Be open and honest. The existing partners had a lot to offer Dr. Maursetter, as well. “They are both experienced in private practice and in optometry, and I had a lot of questions. They were accessible and walked through the process with me, which made it a lot easier.”
The negotiations for partnership took four months, a bit longer than Dr. Maursetter expected, but the process still ran smoothly.
“There’s a lot more to it than I expected,” she says. “It was an open conversation with the partners and accountants, which made it
easier for everyone to express their thoughts and opinions and derive attainable numbers.”
Dr. Maursetter says that the partnership works out nicely, now that the four partners share three full-time equivalent positions. In addition to the small office she’s in, Dr. Maursetter also occasionally fills in at the practice’s other location, which is about 20 miles away. “We can cover for each other for conferences and vacations and keep the office open more often than we would be able to do otherwise,” she says.
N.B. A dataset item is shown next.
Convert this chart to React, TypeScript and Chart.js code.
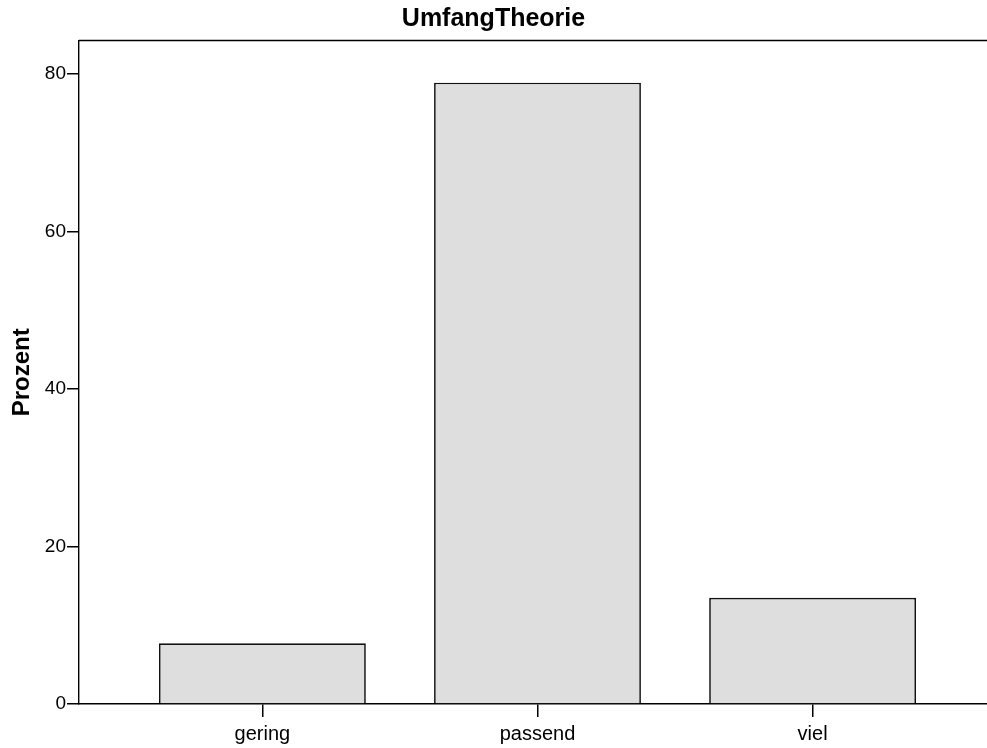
import React, { useEffect, useRef } from "react";
import { Chart, registerables } from "chart.js";

Chart.register(...registerables);

const chartTitle = "UmfangTheorie";
const yAxisTitle = "Prozent";
const categories = ["gering", "passend", "viel"];
const percentValues = [7.7, 78.9, 13.5];
const yTickValues = [0, 20, 40, 60, 80];

const FONT = "'Liberation Sans', Arial, Helvetica, sans-serif";

const topBorderPlugin = {
  id: "topBorder",
  afterDraw(chart: any) {
    const { ctx, chartArea } = chart;
    ctx.save();
    ctx.strokeStyle = "#000";
    ctx.lineWidth = 1.4;
    ctx.beginPath();
    ctx.moveTo(chartArea.left, chartArea.top);
    ctx.lineTo(chartArea.right, chartArea.top);
    ctx.stroke();
    ctx.restore();
  },
};

export default function App() {
  const ref = useRef<HTMLCanvasElement | null>(null);

  useEffect(() => {
    if (!ref.current) return;
    const points = categories.map((_, i) => ({ x: i + 1, y: percentValues[i] }));
    const chart = new Chart(ref.current, {
      type: "bar",
      data: {
        datasets: [
          {
            data: points as any,
            backgroundColor: "#dedede",
            borderColor: "#111",
            borderWidth: 1.7,
            barPercentage: 0.752,
            categoryPercentage: 1,
          },
        ],
      },
      plugins: [topBorderPlugin],
      options: {
        animation: false,
        responsive: false,
        layout: { padding: 0 },
        plugins: {
          legend: { display: false },
          tooltip: { enabled: false },
          title: {
            display: true,
            text: chartTitle,
            color: "#000",
            font: { family: FONT, size: 25, weight: "bold", lineHeight: 1.2 },
            padding: { top: 4, bottom: 6.5 },
          },
        },
        scales: {
          x: {
            type: "linear",
            offset: false,
            min: 1 / 3,
            max: 3.634,
            afterBuildTicks: (scale: any) => {
              scale.ticks = categories.map((_, i) => ({ value: i + 1 }));
            },
            afterFit: (scale: any) => {
              scale.height = 44;
            },
            ticks: {
              color: "#000",
              font: { family: FONT, size: 20 },
              padding: 5,
              maxRotation: 0,
              autoSkip: false,
              callback: (v: any) => categories[Math.round(Number(v)) - 1] ?? "",
            },
            grid: {
              offset: false,
              drawOnChartArea: false,
              color: "#000",
              tickLength: 13,
              lineWidth: 1.5,
            },
            border: { display: true, color: "#000", width: 1.4 },
          },
          y: {
            type: "linear",
            min: 0,
            max: 84.25,
            afterBuildTicks: (scale: any) => {
              scale.ticks = yTickValues.map((v) => ({ value: v }));
            },
            afterFit: (scale: any) => {
              scale.width = 79;
            },
            ticks: {
              color: "#000",
              font: { family: FONT, size: 19 },
              padding: 1,
            },
            grid: {
              drawOnChartArea: false,
              color: "#000",
              tickLength: 12,
              lineWidth: 1.5,
            },
            border: { display: true, color: "#000", width: 1.4 },
            title: {
              display: true,
              text: yAxisTitle,
              color: "#000",
              font: { family: FONT, size: 24, weight: "bold", lineHeight: 1.2 },
              padding: { top: 8, bottom: 0 },
            },
          },
        },
      },
    });
    return () => chart.destroy();
  }, []);

  return (
    <div style={{ position: "absolute", left: 0, top: 0, width: 987, height: 748, background: "#fff" }}>
      <canvas ref={ref} width={987} height={748} style={{ width: 987, height: 748, display: "block" }} />
    </div>
  );
}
Dr. Maursetter advises patience. “One thing I found was that openings at private practices weren’t listed,” she says. “I felt frustrated that there was nothing out there.” Thanks to speaking up and forming connections, Dr. Maursetter achieved her five-year goal of private practice ownership in just a few months. “Though one OD might not be hiring, he or she may know someone who is,” Dr. Maursetter says.
Dr. Maursetter is focused on managing her office and hopes to see it grow to match the size of the other location. She’s working
closely with the practice’s marketing team to reach that goal.